The plan is far more humane than the current system of so-called wild horse gathers, says Cory Golden, advocacy director of Return to Freedom, a Lompoc, California horse sanctuary. He says the boost, which would raise the program budget to $110 million, would actually reduce costs over time.
The coalition of diverse interests that backed the plan—which includes animal rights groups like Golden’s, the Humane Society, and the American Society for the Prevention of Cruelty to Animals, along with ranching groups like the Farm Bureau and the National Cattlemen’s Beef Association—is somewhat unprecedented.

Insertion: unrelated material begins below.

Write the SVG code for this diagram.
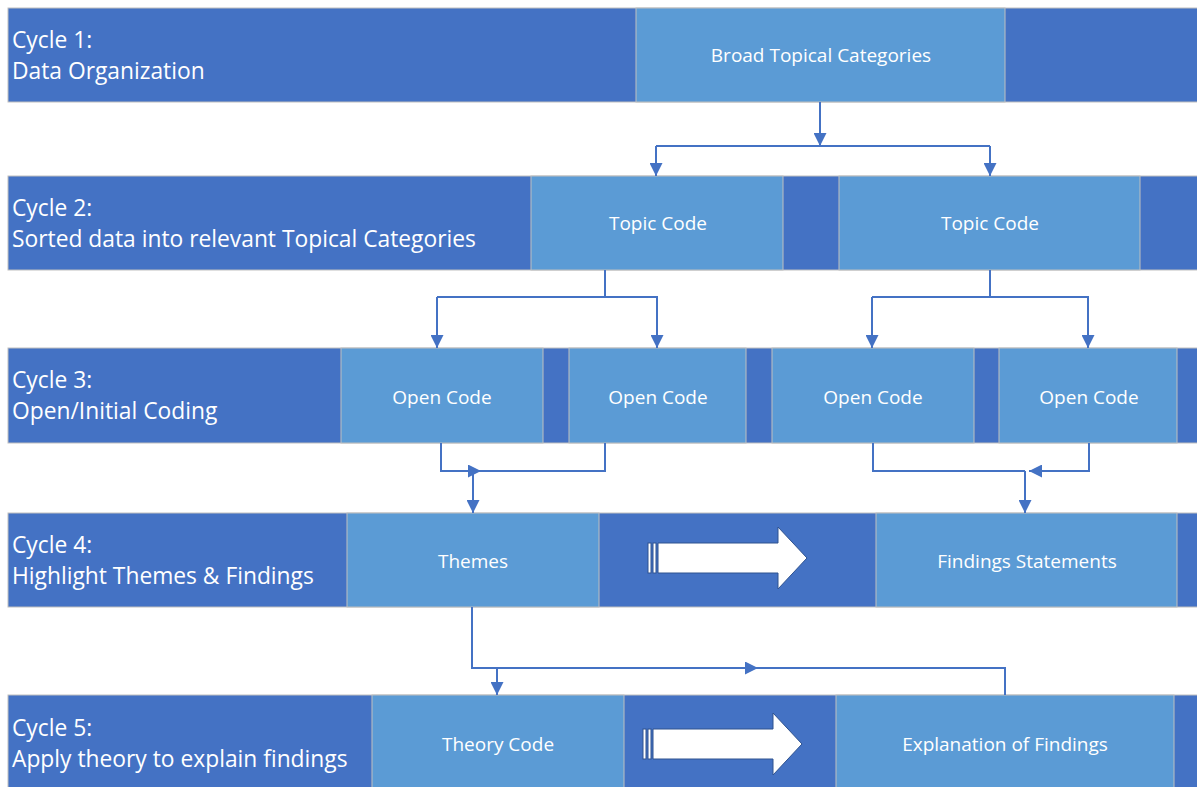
<svg xmlns="http://www.w3.org/2000/svg" width="1197" height="787" viewBox="0 0 1197 787">
<style>
.band{fill:#4472C4;stroke:#BFBFBF;stroke-width:1}
.box{fill:#5B9BD5;stroke:#BFBFBF;stroke-width:1}
.lbl{font-family:"Open Sans","Liberation Sans",Arial,sans-serif;font-size:22.8px;fill:#FFFFFF}
.bt{font-family:"Open Sans","Liberation Sans",Arial,sans-serif;font-size:19px;fill:#FFFFFF;text-anchor:middle}
.con{fill:none;stroke:#4472C4;stroke-width:2}
.blk{fill:#FFFFFF;stroke:#2F528F;stroke-width:1}
</style>
<defs>
<marker id="ah" viewBox="0 0 10 10" refX="10" refY="5" markerWidth="14" markerHeight="13" markerUnits="userSpaceOnUse" orient="auto">
<path d="M0,0 L10,5 L0,10 z" fill="#4472C4"/>
</marker>
<g id="sarrow">
<rect class="blk" x="0" y="-15" width="3" height="30"/>
<rect class="blk" x="5" y="-15" width="3" height="30"/>
<polygon class="blk" points="10,-15 130,-15 130,-31 159,0 130,31 130,15 10,15"/>
</g>
</defs>
<rect width="1197" height="787" fill="#FFFFFF"/>

<g id="cycle1">
<rect class="band" x="8" y="8" width="1195" height="94"/>
<text class="lbl" x="12" y="48">Cycle 1:</text>
<text class="lbl" x="12" y="79">Data Organization</text>
</g>
<g id="broad">
<rect class="box" x="636" y="8" width="369" height="94"/>
<text class="bt" x="821" y="62">Broad Topical Categories</text>
</g>

<g id="cycle2">
<rect class="band" x="8" y="176" width="1195" height="94"/>
<text class="lbl" x="12" y="216">Cycle 2:</text>
<text class="lbl" x="12" y="247">Sorted data into relevant Topical Categories</text>
</g>
<g id="topic1">
<rect class="box" x="531" y="176" width="252" height="94"/>
<text class="bt" x="658" y="230">Topic Code</text>
</g>
<g id="topic2">
<rect class="box" x="839" y="176" width="301" height="94"/>
<text class="bt" x="990" y="230">Topic Code</text>
</g>

<g id="cycle3">
<rect class="band" x="8" y="348" width="1195" height="95"/>
<text class="lbl" x="12" y="388">Cycle 3:</text>
<text class="lbl" x="12" y="419">Open/Initial Coding</text>
</g>
<g id="open1">
<rect class="box" x="341" y="348" width="202" height="95"/>
<text class="bt" x="442" y="404">Open Code</text>
</g>
<g id="open2">
<rect class="box" x="569" y="348" width="177" height="95"/>
<text class="bt" x="658" y="404">Open Code</text>
</g>
<g id="open3">
<rect class="box" x="772" y="348" width="202" height="95"/>
<text class="bt" x="873" y="404">Open Code</text>
</g>
<g id="open4">
<rect class="box" x="999" y="348" width="178" height="95"/>
<text class="bt" x="1089" y="404">Open Code</text>
</g>

<g id="cycle4">
<rect class="band" x="8" y="513" width="1195" height="94"/>
<text class="lbl" x="12" y="553">Cycle 4:</text>
<text class="lbl" x="12" y="584">Highlight Themes &amp; Findings</text>
</g>
<g id="themes">
<rect class="box" x="347" y="513" width="252" height="94"/>
<text class="bt" x="473" y="568">Themes</text>
</g>
<g id="arrow4">
<use href="#sarrow" transform="translate(648,558)"/>
</g>
<g id="findings">
<rect class="box" x="876" y="513" width="301" height="94"/>
<text class="bt" x="1027" y="568">Findings Statements</text>
</g>

<g id="cycle5">
<rect class="band" x="8" y="695" width="1195" height="100"/>
<text class="lbl" x="12" y="736">Cycle 5:</text>
<text class="lbl" x="12" y="767">Apply theory to explain findings</text>
</g>
<g id="theory">
<rect class="box" x="372" y="695" width="252" height="100"/>
<text class="bt" x="498" y="751">Theory Code</text>
</g>
<g id="arrow5">
<use href="#sarrow" transform="translate(643,744)"/>
</g>
<g id="explanation">
<rect class="box" x="836" y="695" width="338" height="100"/>
<text class="bt" x="1005" y="751">Explanation of Findings</text>
</g>

<g id="connectors">
<path class="con" d="M820,102 V146" marker-end="url(#ah)"/>
<path class="con" d="M656,146 H990"/>
<path class="con" d="M656,146 V176" marker-end="url(#ah)"/>
<path class="con" d="M990,146 V176" marker-end="url(#ah)"/>

<path class="con" d="M605,270 V297 H437"/>
<path class="con" d="M437,297 V348" marker-end="url(#ah)"/>
<path class="con" d="M605,297 H657 V348" marker-end="url(#ah)"/>

<path class="con" d="M990,270 V297 H872"/>
<path class="con" d="M872,297 V348" marker-end="url(#ah)"/>
<path class="con" d="M990,297 H1088 V348" marker-end="url(#ah)"/>

<path class="con" d="M605,443 V471 H473"/>
<path class="con" d="M441,443 V471 H481" marker-end="url(#ah)"/>
<path class="con" d="M473,471 V513" marker-end="url(#ah)"/>

<path class="con" d="M873,443 V471 H1025"/>
<path class="con" d="M1089,443 V471 H1029" marker-end="url(#ah)"/>
<path class="con" d="M1025,471 V513" marker-end="url(#ah)"/>

<path class="con" d="M472,607 V668 H758" marker-end="url(#ah)"/>
<path class="con" d="M1005,695 V668 H757"/>
<path class="con" d="M497,668 V695" marker-end="url(#ah)"/>
</g>
</svg>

The ranchers are a politically influential group that lease land from BLM at rock-bottom prices for cattle grazing. They say the horses, whose population can expand by 15 to 20 percent per year, consume needed resources like feed and water, shorting their cows. Some of them, including Tammy Pearson, a Utah rancher and county commissioner, also say horses ruin the land by overgrazing and tromping through riverbeds.
That position is evidently shared by the Senate committee. In approving the funding boost, the committee wrote that the wild horse population is on an “unsustainable trajectory,” which could cause “severe deterioration” of rangeland, loss of habitat for other species, and even their own collapse, as they run out of food and water.

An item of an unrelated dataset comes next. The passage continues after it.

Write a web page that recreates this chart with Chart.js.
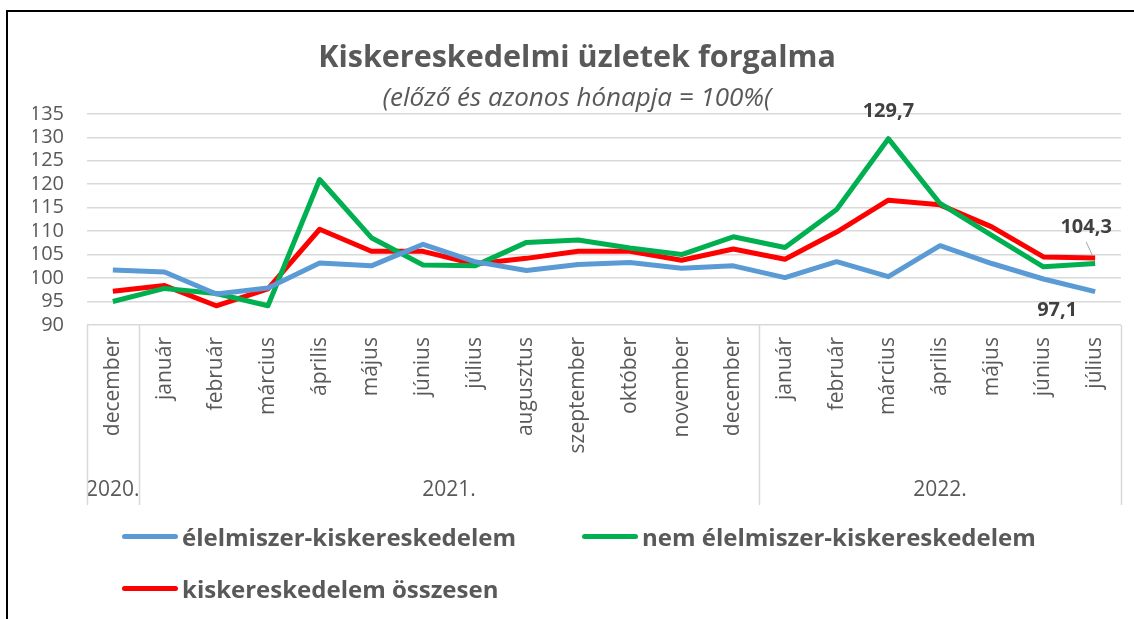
<!DOCTYPE html>
<html lang="hu">
<head>
<meta charset="UTF-8">
<title>Kiskereskedelmi üzletek forgalma</title>
<script src="https://cdn.jsdelivr.net/npm/chart.js"></script>
<style>
  body { margin: 0; overflow: hidden; background: #fff; font-family: "Open Sans", sans-serif; }
  #wrap { position: absolute; left: 0; top: 0; width: 1154px; height: 619px; }
  #frame { position: absolute; left: 6px; top: 10px; width: 1160px; height: 700px; border: 2px solid #000; border-right: none; }
  .leg { position: absolute; display: flex; align-items: center; height: 30px; font: bold 24px "Open Sans"; color: #595959; }
  .leg span.ln { display: inline-block; width: 56px; height: 5px; border-radius: 3px; margin-right: 4px; }
</style>
</head>
<body>
<div id="frame"></div>
<div id="wrap"><canvas id="chart" width="1154" height="619"></canvas></div>
<div id="legend"></div>

<script>
// havi adatok
const months = ['december', 'január', 'február', 'március', 'április', 'május', 'június', 'július',
  'augusztus', 'szeptember', 'október', 'november', 'december',
  'január', 'február', 'március', 'április', 'május', 'június', 'július'];
const years = ['2020.', '2021.', '2022.'];
const yearCounts = [1, 12, 7];

const elelmiszer = [101.7, 101.3, 96.6, 97.9, 103.2, 102.6, 107.2, 103.5, 101.6, 102.9, 103.3, 102.1, 102.6,
  100.1, 103.5, 100.3, 106.9, 103.1, 99.8, 97.1];
const nemElelmiszer = [95.0, 97.8, 96.7, 94.1, 121.0, 108.6, 102.8, 102.6, 107.6, 108.1, 106.4, 105.0, 108.8,
  106.5, 114.6, 129.7, 115.9, 109.1, 102.4, 103.1];
const osszesen = [97.2, 98.4, 94.1, 97.7, 110.4, 105.7, 105.7, 103.0, 104.2, 105.7, 105.7, 103.8, 106.2,
  104.0, 109.8, 116.6, 115.6, 110.9, 104.5, 104.3];

const seriesNames = ['élelmiszer-kiskereskedelem', 'nem élelmiszer-kiskereskedelem', 'kiskereskedelem összesen'];
const seriesColors = ['#5B9BD5', '#00B050', '#FF0000'];

// kiemelt értékek: [sorozat, index]
const highlighted = [[1, 15], [2, 19], [0, 19]];
const highlightOffsets = [[0, -27], [-9, -31], [-38, 19]];

const textColor = '#595959';
const gridColor = '#D9D9D9';

// évek sora a hónapok alatt
const yearRowPlugin = {
  id: 'yearRow',
  afterDraw(chart) {
    const ctx = chart.ctx;
    const x = chart.scales.x;
    const top = chart.chartArea.bottom;
    const bottom = 505;
    ctx.save();
    ctx.strokeStyle = gridColor;
    ctx.lineWidth = 1.5;
    let start = 0;
    const edges = [-0.5];
    years.forEach((y, i) => {
      const end = start + yearCounts[i] - 1;
      edges.push(end + 0.5);
      const cx = (x.getPixelForValue(start) + x.getPixelForValue(end)) / 2;
      ctx.fillStyle = textColor;
      ctx.font = '21px "Open Sans"';
      ctx.textAlign = 'center';
      ctx.textBaseline = 'middle';
      ctx.fillText(y, cx, 490);
      start = end + 1;
    });
    edges.forEach(e => {
      const px = Math.round(x.getPixelForValue(e)) + 0.5;
      ctx.beginPath();
      ctx.moveTo(px, top);
      ctx.lineTo(px, bottom);
      ctx.stroke();
    });
    ctx.restore();
  }
};

// adatcímkék
const valueLabelPlugin = {
  id: 'valueLabels',
  afterDatasetsDraw(chart) {
    const ctx = chart.ctx;
    ctx.save();
    ctx.font = 'bold 20px "Open Sans"';
    ctx.fillStyle = '#404040';
    ctx.textAlign = 'center';
    ctx.textBaseline = 'middle';
    highlighted.forEach(([ds, idx], k) => {
      const pt = chart.getDatasetMeta(ds).data[idx];
      const v = chart.data.datasets[ds].data[idx];
      const [dx, dy] = highlightOffsets[k];
      const lx = pt.x + dx, ly = pt.y + dy;
      ctx.fillText(v.toFixed(1).replace('.', ','), lx, ly);
      if (ds === 2) {
        ctx.strokeStyle = '#A6A6A6';
        ctx.lineWidth = 1;
        ctx.beginPath();
        ctx.moveTo(lx, ly + 15);
        ctx.lineTo(pt.x - 3, pt.y - 3);
        ctx.stroke();
      }
    });
    ctx.restore();
  }
};

const chart = new Chart(document.getElementById('chart'), {
  type: 'line',
  data: {
    labels: months,
    datasets: [elelmiszer, nemElelmiszer, osszesen].map((d, i) => ({
      label: seriesNames[i],
      data: d,
      borderColor: seriesColors[i],
      backgroundColor: seriesColors[i],
      borderWidth: 5,
      pointRadius: 0,
      tension: 0,
      borderJoinStyle: 'round'
    }))
  },
  options: {
    responsive: false,
    animation: false,
    layout: { padding: { left: 33, right: 33, top: 0, bottom: 0 } },
    plugins: {
      legend: { display: false },
      tooltip: { enabled: false },
      title: {
        display: true,
        text: 'Kiskereskedelmi üzletek forgalma',
        color: textColor,
        font: { family: 'Open Sans', size: 30.5, weight: 'bold' },
        padding: { top: 40, bottom: 6 }
      },
      subtitle: {
        display: true,
        text: '(előző és azonos hónapja = 100%(',
        color: textColor,
        font: { family: 'Open Sans', size: 26, style: 'italic' },
        padding: { top: 0, bottom: 0 }
      }
    },
    scales: {
      x: {
        offset: true,
        grid: { display: false, drawTicks: false },
        border: { display: false },
        ticks: {
          autoSkip: false,
          maxRotation: 90,
          minRotation: 90,
          padding: 12,
          color: textColor,
          font: { family: 'Open Sans', size: 21 }
        },
        afterFit(scale) { scale.height = 294; }
      },
      y: {
        min: 90,
        max: 135,
        grid: { color: gridColor, lineWidth: 1.5, drawTicks: false },
        border: { display: false },
        ticks: {
          stepSize: 5,
          autoSkip: false,
          padding: 23,
          color: textColor,
          font: { family: 'Open Sans', size: 20 }
        },
        afterFit(scale) { scale.width = 54; }
      }
    }
  },
  plugins: [yearRowPlugin, valueLabelPlugin]
});

// jelmagyarázat
const legendPos = [[122, 521], [582, 521], [122, 573]];
const legend = document.getElementById('legend');
seriesNames.forEach((name, i) => {
  const item = document.createElement('div');
  item.className = 'leg';
  item.style.left = legendPos[i][0] + 'px';
  item.style.top = legendPos[i][1] + 'px';
  item.innerHTML = '<span class="ln" style="background:' + seriesColors[i] + '"></span>' + name;
  legend.appendChild(item);
});
</script>
</body>
</html>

The plan doesn’t ban roundups, and in fact could increase them in the short-term, particularly in areas where the horse populations are most over target. That’s likely to incense the most stringent animal rights activists, who already said the plan amounts to “a government-funded wild horse depopulation program.” They point out that the program would reduce populations nationwide to a level that hasn’t been seen since 1971—the year the federal government declared wild horses in danger of extinction, and passed a sweeping protection act.

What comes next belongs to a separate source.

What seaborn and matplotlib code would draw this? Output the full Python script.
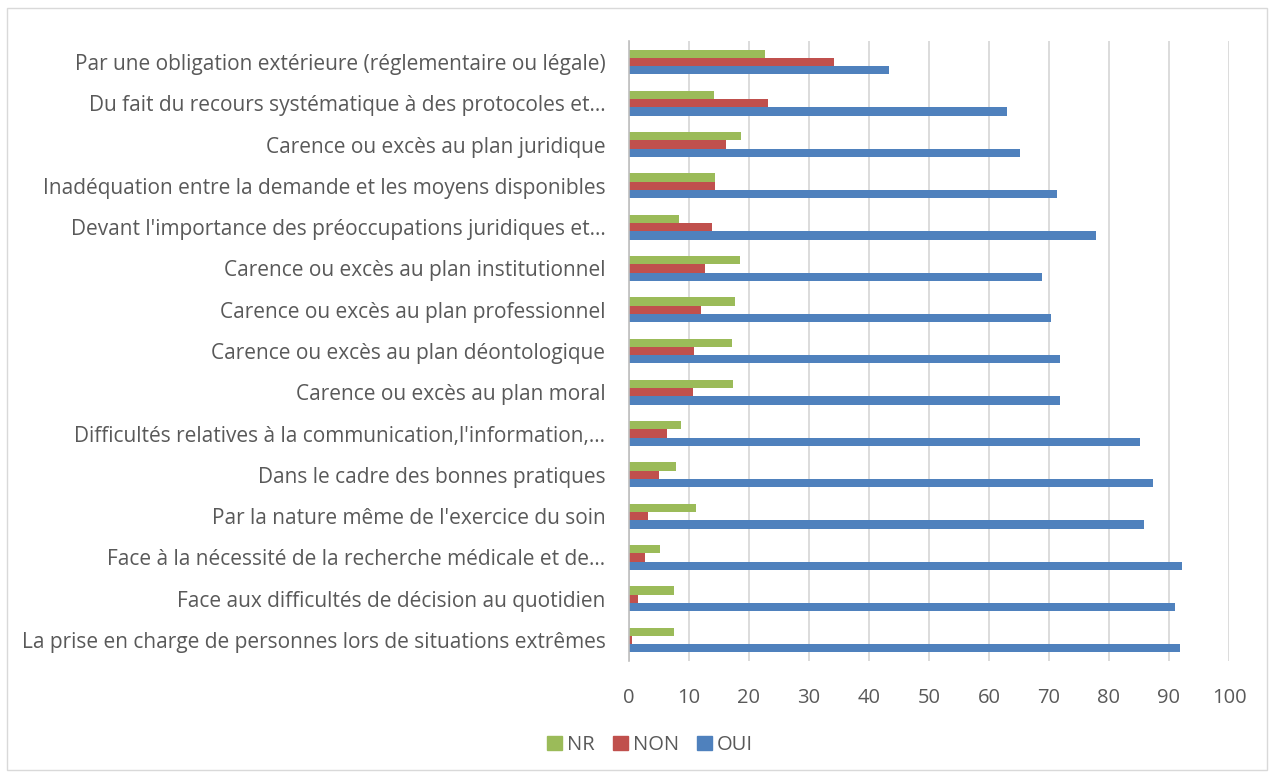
import matplotlib as mpl
mpl.use("Agg")
import matplotlib.pyplot as plt
import numpy as np
import pandas as pd
import seaborn as sns

categories = [
    "Par une obligation extérieure (réglementaire ou légale)",
    "Du fait du recours systématique à des protocoles et…",
    "Carence ou excès au plan juridique",
    "Inadéquation entre la demande et les moyens disponibles",
    "Devant l'importance des préoccupations juridiques et…",
    "Carence ou excès au plan institutionnel",
    "Carence ou excès au plan professionnel",
    "Carence ou excès au plan déontologique",
    "Carence ou excès au plan moral",
    "Difficultés relatives à la communication,l'information,…",
    "Dans le cadre des bonnes pratiques",
    "Par la nature même de l'exercice du soin",
    "Face à la nécessité de la recherche médicale et de…",
    "Face aux difficultés de décision au quotidien",
    "La prise en charge de personnes lors de situations extrêmes",
]
nr = [22.6, 14.1, 18.7, 14.4, 8.3, 18.5, 17.7, 17.2, 17.3, 8.6, 7.8, 11.1, 5.2, 7.5, 7.5]
non = [34.2, 23.1, 16.2, 14.4, 13.8, 12.6, 12.0, 10.9, 10.7, 6.3, 5.0, 3.1, 2.6, 1.5, 0.5]
oui = [43.4, 63.0, 65.1, 71.3, 77.9, 68.9, 70.3, 71.8, 71.9, 85.2, 87.3, 85.8, 92.2, 91.0, 91.9]
series = ["NR", "NON", "OUI"]
colors = ["#9BBB59", "#C0504D", "#4F81BD"]

df = pd.DataFrame({"cat": categories, "NR": nr, "NON": non, "OUI": oui})
long = df.melt(id_vars="cat", var_name="serie", value_name="val")

sns.set_style("white")
plt.rcParams["font.family"] = ["Open Sans", "DejaVu Sans"]
text_col = "#595959"

fig = plt.figure(figsize=(12.69, 7.76), dpi=100)
ax = fig.add_axes([629 / 1269, 1 - 660.6 / 776, 600 / 1269, (660.6 - 41.4) / 776])

sns.barplot(data=long, y="cat", x="val", hue="serie", hue_order=series,
            order=categories, palette=colors, orient="h", width=0.6,
            saturation=1, linewidth=0, ax=ax, legend=False)

ax.set_xlim(0, 100)
ax.set_xticks(np.arange(0, 101, 10))
ax.set_xlabel("")
ax.set_ylabel("")
ax.grid(axis="x", color="#d9d9d9", linewidth=1.3)
ax.set_axisbelow(True)
for s in ["top", "right", "bottom"]:
    ax.spines[s].set_visible(False)
ax.spines["left"].set_color("#bfbfbf")
ax.spines["left"].set_linewidth(1.2)
ax.set_ylim(len(categories) - 0.5, -0.5)
ax.set_yticks(np.arange(-0.5, len(categories)), minor=True)
ax.tick_params(axis="y", which="major", length=0, pad=17, labelsize=15, labelcolor=text_col)
ax.tick_params(axis="y", which="minor", length=5, color="#bfbfbf", width=1)
ax.tick_params(axis="x", length=0, pad=20, labelsize=14.5, labelcolor=text_col)

handles = [mpl.patches.Patch(color=c, label=s) for s, c in zip(series, colors)]
fig.legend(handles=handles, loc="center", bbox_to_anchor=(650 / 1269, 1 - 745 / 776),
           ncol=3, frameon=False, fontsize=14.5, labelcolor=text_col,
           handlelength=0.75, handleheight=0.75, handletextpad=0.25, columnspacing=0.9)

fig.patches.append(mpl.patches.Rectangle((7 / 1269, 6 / 776), 1260 / 1269, 762 / 776,
                                         transform=fig.transFigure, fill=False,
                                         edgecolor="#d9d9d9", linewidth=1))

fig.savefig("out.png", dpi=100)
plt.close(fig)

Even its backers concede that the plan is a bit of a compromise. In an ideal world, Golden says, Congress would revisit long-standing laws and practices that allow for multiple uses of public lands, including cattle grazing. But that’s politically untenable. As an animal welfare advocate, he sees ending roundups as a more realistic, and still important, goal.
“We’re trying to figure out the politically viable, scientifically viable, and legally viable way to shift the Bureau of Land Management from the practice of rounding up horses, which it’s done for 40 years, to humane, on-the-range management with fertility control,” he says. “It’s time to end roundups after all this time. The technology exists. We’re glad that members of Congress see that.”
That could all be for naught, however. In May, the House of Representatives passed its own budget, which allocated only $6 million for the program, in effect allowing the bureau to create a pilot program on “the two or three most severely impacted herd management areas,” per a committee report. That’s a major hurdle for the backers of the plan, who want to see more mares receive fertility treatments now. The longer the bureau waits, they say, the more the population snowballs.
And then, of course, there’s the question of actually passing a budget. The wild horse and burro program falls under DOI jurisdiction. The department also manages land used for border walls—a major, shutdown-triggering sticking point on both sides of the aisle. For that reason, it could be years before the plan comes to fruition. But its backers, including Golden, remain confident, if only because, at long last, everyone’s at the table.
“We worked with ecologists and an economist on a population model that showed how this could work using existing safe and humane fertility control,” he says, “and had talks between groups about common ground that animal welfare advocates and other stakeholders could agree to accept.”
Correction: An earlier version of this story mischaracterized the Department of Interior’s responsibilities related to border walls.